## Data excerpt:

● ● ●

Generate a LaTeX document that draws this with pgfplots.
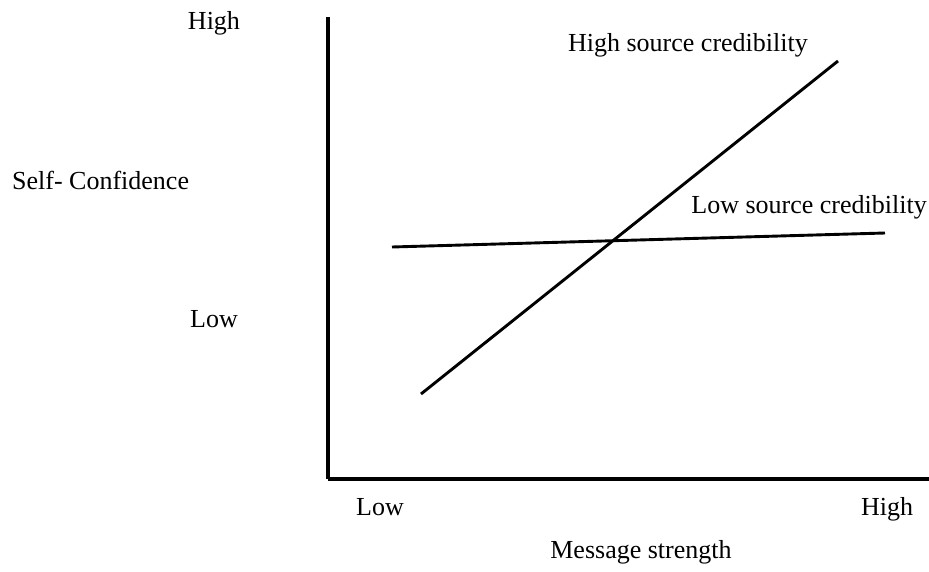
\documentclass[border=0pt]{standalone}
\usepackage{pgfplots}
\pgfplotsset{compat=1.18}
\usepackage{fontspec}
\setmainfont{Liberation Serif}
\begin{document}
\fontsize{26}{30}\selectfont
\begin{tikzpicture}
\begin{axis}[
  scale only axis,
  width=601pt, height=462pt,
  xmin=328, xmax=929, ymin=92, ymax=554,
  axis x line=bottom, axis y line=left,
  axis line style={-, line width=3.2pt},
  xtick=\empty, ytick=\empty,
  clip=false,
]
\addplot[black, line width=2.9pt] coordinates {(421,177) (838,510)};
\addplot[black, line width=2.9pt] coordinates {(392,324) (885,338)};
\coordinate (bl) at (axis cs:0,0);
\coordinate (tr) at (axis cs:929,571);
\node[anchor=base] at (axis cs:214,541) {High};
\node[anchor=base west, inner sep=0pt] at (axis cs:12,382) {Self- Confidence};
\node[anchor=base] at (axis cs:214,244) {Low};
\node[anchor=base] at (axis cs:380,56) {Low};
\node[anchor=base] at (axis cs:887,56) {High};
\node[anchor=base] at (axis cs:641,13) {Message strength};
\node[anchor=base] at (axis cs:688,519) {High source credibility};
\node[anchor=base east, inner sep=0pt] at (axis cs:927,358) {Low source credibility};
\end{axis}
\pgfresetboundingbox
\path (bl) rectangle (tr);
\end{tikzpicture}
\end{document}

● ● ●

Repeat the material above word for word, please, apart from its images.

Generate a LaTeX document that draws this with pgfplots.
\documentclass[border=0pt]{standalone}
\usepackage{pgfplots}
\pgfplotsset{compat=1.18}
\usepackage{fontspec}
\setmainfont{Liberation Serif}
\begin{document}
\fontsize{26}{30}\selectfont
\begin{tikzpicture}
\begin{axis}[
  scale only axis,
  width=601pt, height=462pt,
  xmin=328, xmax=929, ymin=92, ymax=554,
  axis x line=bottom, axis y line=left,
  axis line style={-, line width=3.2pt},
  xtick=\empty, ytick=\empty,
  clip=false,
]
\addplot[black, line width=2.9pt] coordinates {(421,177) (838,510)};
\addplot[black, line width=2.9pt] coordinates {(392,324) (885,338)};
\coordinate (bl) at (axis cs:0,0);
\coordinate (tr) at (axis cs:929,571);
\node[anchor=base] at (axis cs:214,541) {High};
\node[anchor=base west, inner sep=0pt] at (axis cs:12,382) {Self- Confidence};
\node[anchor=base] at (axis cs:214,244) {Low};
\node[anchor=base] at (axis cs:380,56) {Low};
\node[anchor=base] at (axis cs:887,56) {High};
\node[anchor=base] at (axis cs:641,13) {Message strength};
\node[anchor=base] at (axis cs:688,519) {High source credibility};
\node[anchor=base east, inner sep=0pt] at (axis cs:927,358) {Low source credibility};
\end{axis}
\pgfresetboundingbox
\path (bl) rectangle (tr);
\end{tikzpicture}
\end{document}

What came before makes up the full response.